I would also retain birthright citizenship (including for children of the American diaspora) and all the legal protections for non-citizens enshrined in the 14th Amendment. I'd even be lenient on, say, bona fide spouses who marry while visiting the USA and whose American spouses don't bother to do the paperwork until ICE finds them a couple of years later. The only change I would introduce would be a Constitutional Amendment defining marriage as between one man and one woman. The culture of Islamic polygamy is too dangerous to be allowed to take root in the USA. It was the cradle from which Osama Bin Laden came, and that is enough. As for the current push for homosexual rights, it still remains a clear fact that being raised in a two-parent, heterosexual household is likely to remain best for future generations. Continued vigilance against fraud should be exercised, as well as presumption of fraud in all cases of arranged marriages between persons of great age discrepancies. These, after all, are prima facie opposed to the principle of liberty underlying all of America's founding documents.

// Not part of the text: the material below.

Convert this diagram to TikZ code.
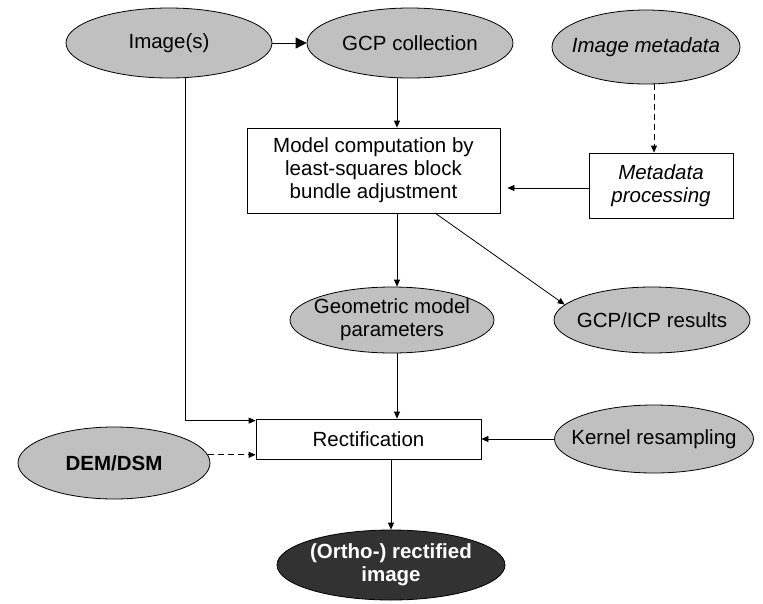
\documentclass[tikz,border=0pt]{standalone}
\usepackage{fontspec}
\setmainfont{Liberation Sans}
\usetikzlibrary{shapes.geometric,arrows.meta,calc}
\definecolor{ellgray}{RGB}{192,192,192}
\definecolor{darkell}{RGB}{50,50,50}
\begin{document}
\begin{tikzpicture}[x=1pt,y=-1pt,
  every node/.style={font=\fontsize{20.5}{23}\selectfont, align=center, inner sep=0pt},
  ell/.style={ellipse, draw=black, line width=0.8pt, fill=ellgray, inner xsep=-60pt, inner ysep=-25pt},
  darkellipse/.style={ellipse, draw=black, line width=0.8pt, fill=darkell, text=white, inner xsep=-60pt, inner ysep=-25pt, font=\fontsize{20.5}{23}\selectfont\bfseries},
  box/.style={rectangle, draw=black, line width=0.8pt, fill=white},
  arr/.style={line width=0.8pt, -{Triangle[length=7pt,width=6pt]}},
  bigarr/.style={line width=0.8pt, -{Triangle[length=11pt,width=11pt]}},
  dasharr/.style={line width=0.8pt, dash pattern=on 6pt off 4pt, -{Triangle[length=7pt,width=6pt]}}
]
\useasboundingbox (0,0) rectangle (763,603);
\fill[white] (0,0) rectangle (763,603);

\node[ell, minimum width=206, minimum height=70] (img) at (169,43) {Image(s)};
\node[ell, minimum width=206, minimum height=70] (gcp) at (410,43) {GCP collection};
\node[ell, minimum width=188, minimum height=74, font=\fontsize{20.5}{23}\selectfont\itshape] (meta) at (646,47) {Image metadata};
\node[box, minimum width=253, minimum height=85] (model) at (373.5,170.5) {Model computation by\\least-squares block\\bundle adjustment};
\node[box, minimum width=144, minimum height=65, font=\fontsize{20.5}{23}\selectfont\itshape] (mproc) at (661,185.5) {Metadata\\processing};
\node[ell, minimum width=204, minimum height=66] (geo) at (392,320) {Geometric model\\parameters};
\node[ell, minimum width=196, minimum height=66] (gcpicp) at (652,320) {GCP/ICP results};
\node[box, minimum width=225, minimum height=40] (rect) at (368.5,439) {Rectification};
\node[ell, minimum width=199, minimum height=68] (kern) at (654,439) {Kernel resampling};
\node[ell, minimum width=192, minimum height=72, font=\fontsize{20.5}{23}\selectfont\bfseries] (dem) at (114,463) {DEM/DSM};
\node[darkellipse, minimum width=228, minimum height=70] (ortho) at (391,565) {(Ortho-) rectified\\image};

\coordinate (imgout) at (185,77);
\coordinate (gcpout) at ($(gcp.south)+(-13,0)$);
\coordinate (metaout) at ($(meta.south)+(8,0)$);
\coordinate (diag) at (435,213);

\draw[bigarr] (img.east) -- (gcp.west);
\draw[arr] (gcpout) -- (gcpout |- model.north);
\draw[dasharr] (metaout) -- (metaout |- mproc.north);
\draw[arr, shorten >=7pt] (mproc.west |- 0,188) -- (model.east |- 0,188);
\draw[arr] (gcpout |- model.south) -- (gcpout |- geo.north);
\draw[arr] (diag) -- (gcpicp.170);
\draw[arr] (gcpout |- geo.south) -- (gcpout |- rect.north);
\draw[arr] (imgout) |- ($(rect.north west)+(0,2)$);
\draw[arr] (kern.west) -- (kern.west -| rect.east);
\draw[dasharr] (dem.5) -- (dem.5 -| rect.west);
\draw[arr] (ortho.north |- rect.south) -- (ortho.north);
\end{tikzpicture}
\end{document}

Perhaps the chief immigration reforms I would institute would be more funding and staffing for the Bureau of Consular Affairs, ICE, and the Border Patrol in order to better enforce the laws we already have on the books. I'd also deliberately limit asylum to people who are both truly in danger and accepting of American values (i.e., no Communists, pedophiles, or Mojaheddin-e-Khalq). The disfunctionality of the American immigration system seems to be in its being underpaid and overworked, coupled with some of the problems of a corrupt culture in legal and judicial circles in which the lawyer's craft, the temptation of subversion, and political ambition often count for more than either law or justice. But that is a different issue.